Musiker als Grenzgänger: Impulsgeber für Innovation und Kooperation
Die Schlüsselpersonen des Genres hinterließen nicht nur musikalische Spuren, sondern wurden zu Wegbereitern für künstlerischen Austausch. Während klassische Bands oft unter sich blieben, suchten experimentelle Metal-Künstler immer wieder die Verbindung zu anderen Musikwelten.
Mike Patton, bekannt durch Faith No More und Mr. Bungle, kollaborierte mit Avantgarde-Künstlern wie John Zorn oder elektronischen Acts. Solche Crossover-Projekte ließen den experimentellen Ansatz als Prinzip künstlerischer Arbeit erscheinen – Musik als ständiges Gespräch zwischen Stilen und Persönlichkeiten.
In den 2000er Jahren setzten Musiker wie Toby Driver mit Kayo Dot neue Maßstäbe: Hier verschmolzen Kammermusik, Jazz und Metal zu neuartigen Formen. Ihre Experimentierlust ermutigte jüngere Künstler, eigene Stilgrenzen auszutesten. Heute arbeiten Komponisten für Videospiele genauso mit Elementen aus dem Experimental Metal wie Sounddesigner im Bereich Film und Werbung.
Studierende von Musikhochschulen greifen regelmäßig Themen aus der Szene auf, untersuchen ungewöhnliche Taktarten oder den Einsatz von Mikrotonalität. So fließt das Experimentelle aus dem Underground in den akademischen Diskurs ein und inspiriert die nächste Generation musikalischer Grenzgänger.
Dauerhafte Prägung von Hörgewohnheiten und Musikbildern
Die Spuren des Experimental Metal lassen sich nicht nur im Schaffen von Musikern, sondern auch in der Hörkultur selbst erkennen. Hörerinnen und Hörer haben im Laufe der Jahre gelernt, unbekannte und vermeintlich sperrige Klänge zu schätzen. Wo Dissonanzen und abrupte Wechsel einst verstörten, werden heute darin Kreativität und Originalität gesehen.
Gerade Streaming-Plattformen bieten experimentellen Genres eine Bühne, die früheren Generationen vorenthalten blieb. Plötzlich stehen abgefahrene Alben von Meshuggah oder Gorguts neben Pop-Hits und Jazzklassikern. Junge Musikfans entdecken die Bandbreite des Möglichen und entwickeln einen entspannteren Umgang mit Klanggrenzen.
Auch in der Vermarktung der Musik gab es Veränderungen: Labels, die sich einst auf konventionelle Genres beschränkten, bieten heute gezielt experimentellen Sound an. Durch gezielte Festivals und Sampler wird das Publikum immer wieder mit Neuem konfrontiert und so entsteht eine Szene, in der Vielfalt und Mut zum Risiko als Wert anerkannt werden.

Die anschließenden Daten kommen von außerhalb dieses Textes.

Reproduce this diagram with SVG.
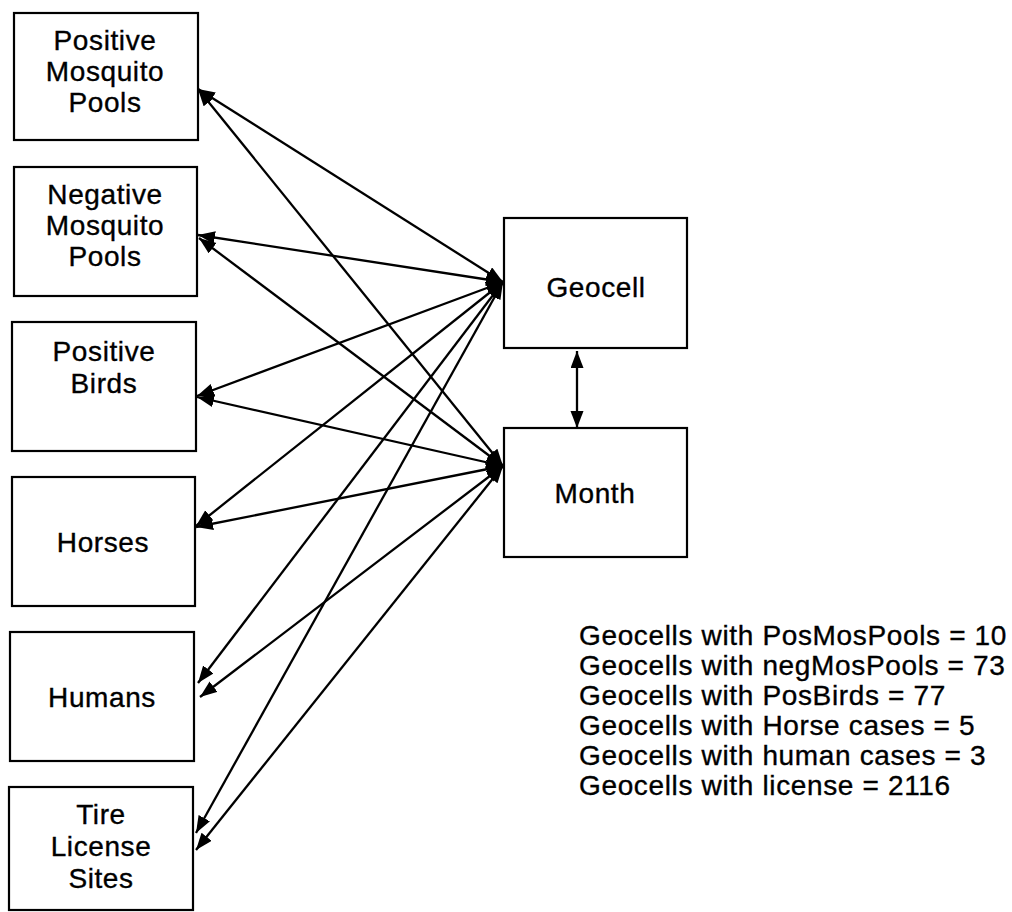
<svg xmlns="http://www.w3.org/2000/svg" width="1012" height="912" viewBox="0 0 1012 912">
<defs>
<marker id="ah" markerUnits="userSpaceOnUse" markerWidth="20" markerHeight="14" refX="17" refY="6.5" orient="auto-start-reverse">
<path d="M0,0 L17,6.5 L0,13 Z" fill="#000"/>
</marker>
<style>
.box{fill:#fff;stroke:#000;stroke-width:2.2}
.lbl{font-family:"Liberation Sans",Arial,sans-serif;font-size:28px;fill:#000;text-anchor:middle;letter-spacing:0.6px;stroke:#000;stroke-width:0.35}
.info{font-family:"Liberation Sans",Arial,sans-serif;font-size:28px;fill:#000;letter-spacing:0.65px;stroke:#000;stroke-width:0.35}
.ln{stroke:#000;stroke-width:2.3;fill:none;marker-start:url(#ah);marker-end:url(#ah)}
</style>
</defs>
<rect width="1012" height="912" fill="#fff"/>
<g id="connectors">
<line class="ln" x1="198" y1="89" x2="503" y2="282"/>
<line class="ln" x1="198" y1="89" x2="503" y2="466"/>
<line class="ln" x1="198" y1="235" x2="503" y2="282"/>
<line class="ln" x1="199" y1="238" x2="503" y2="466"/>
<line class="ln" x1="197" y1="396" x2="503" y2="282"/>
<line class="ln" x1="197" y1="397" x2="503" y2="466"/>
<line class="ln" x1="196" y1="526" x2="503" y2="282"/>
<line class="ln" x1="196" y1="527" x2="503" y2="466"/>
<line class="ln" x1="198" y1="683" x2="503" y2="282"/>
<line class="ln" x1="200" y1="697" x2="503" y2="466"/>
<line class="ln" x1="196" y1="833" x2="503" y2="282"/>
<line class="ln" x1="196" y1="850" x2="503" y2="466"/>
<line class="ln" x1="577" y1="351" x2="577" y2="428"/>
</g>
<g id="pos-mosquito">
<rect class="box" x="14" y="13" width="184" height="127"/>
<text class="lbl" x="105" y="50">Positive</text>
<text class="lbl" x="105" y="81">Mosquito</text>
<text class="lbl" x="105" y="112">Pools</text>
</g>
<g id="neg-mosquito">
<rect class="box" x="14" y="167" width="183" height="129"/>
<text class="lbl" x="105" y="204">Negative</text>
<text class="lbl" x="105" y="235">Mosquito</text>
<text class="lbl" x="105" y="266">Pools</text>
</g>
<g id="pos-birds">
<rect class="box" x="12" y="322" width="184" height="129"/>
<text class="lbl" x="104" y="361">Positive</text>
<text class="lbl" x="104" y="393">Birds</text>
</g>
<g id="horses">
<rect class="box" x="12" y="477" width="183" height="129"/>
<text class="lbl" x="103" y="552">Horses</text>
</g>
<g id="humans">
<rect class="box" x="10" y="632" width="184" height="129"/>
<text class="lbl" x="102" y="707">Humans</text>
</g>
<g id="tire">
<rect class="box" x="9" y="787" width="184" height="123"/>
<text class="lbl" x="101" y="824">Tire</text>
<text class="lbl" x="101" y="856">License</text>
<text class="lbl" x="101" y="888">Sites</text>
</g>
<g id="geocell">
<rect class="box" x="504" y="218" width="183" height="130"/>
<text class="lbl" x="596" y="297">Geocell</text>
</g>
<g id="month">
<rect class="box" x="504" y="428" width="183" height="129"/>
<text class="lbl" x="595" y="503">Month</text>
</g>
<g id="stats">
<text class="info" x="579" y="645">Geocells with PosMosPools = 10</text>
<text class="info" x="579" y="675">Geocells with negMosPools = 73</text>
<text class="info" x="579" y="705">Geocells with PosBirds = 77</text>
<text class="info" x="579" y="735">Geocells with Horse cases = 5</text>
<text class="info" x="579" y="765">Geocells with human cases = 3</text>
<text class="info" x="579" y="795">Geocells with license = 2116</text>
</g>
</svg>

Internationaler Austausch: Von lokalen Experimenten zu globalen Netzwerken
Während der Ursprung vieler Impulse in Nordamerika und Nordeuropa liegt, verbreiteten sich die Ideen schnell über Ländergrenzen hinweg. In Japan griffen Bands wie Boris oder Sigh die experimentelle Tradition auf, verknüpften sie mit Einflüssen des lokalen Noise und erzeugten damit komplett neue Klangbilder. In Brasilien mischten Gruppen wie Sepultura ab den späten 1990er Jahren traditionell brasilianische Rhythmen mit avantgardistischen Metal-Ideen und schufen so einen eigenen experimentellen Sound.
Die internationale Szene ist heute eng vernetzt: Festivals wie das Roadburn in den Niederlanden oder das Maryland Deathfest in den USA geben Musikerinnen aus aller Welt Raum, ihre radikalen Klangideen zu präsentieren. Über Online-Plattformen tauschen Produzenten Samples und Studiotricks aus, knüpfen so Freundschaften und Kooperationen, die den Charakter des Genres lebendig halten.

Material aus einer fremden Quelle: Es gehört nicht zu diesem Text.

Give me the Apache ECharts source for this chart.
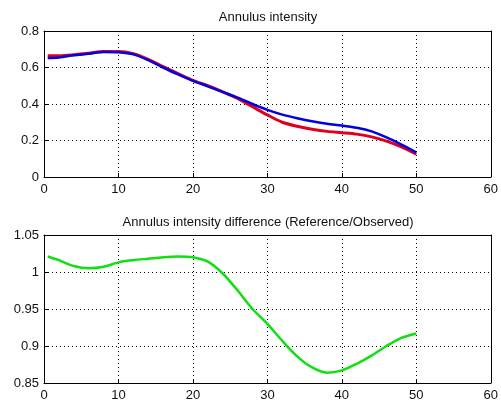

Die Strukturen, die sich über Jahrzehnte um das Experimentelle gebildet haben, wirken heute als Netzwerke der Kreativität. Das Unangepasste wurde nicht nur Teil der globalen Musikszene, sondern zu einem Schrittmacher für Erneuerung und Austausch.
Immer wieder anders: Die Zukunft bleibt offen
Unabhängig von Trends oder Moden steht der Experimental Metal für das Recht auf Unvorhersehbarkeit. Kein anderes Genre fordert so zielgerichtet dazu auf, musikalische Grenzen zu hinterfragen und mit Klängen zu spielen. Diese Haltung – mutig, neugierig, manchmal auch unbequem – ist das eigentliche Vermächtnis der Szene und zeigt, dass Musik dann am stärksten wirkt, wenn sie nichts als gegeben hinnimmt.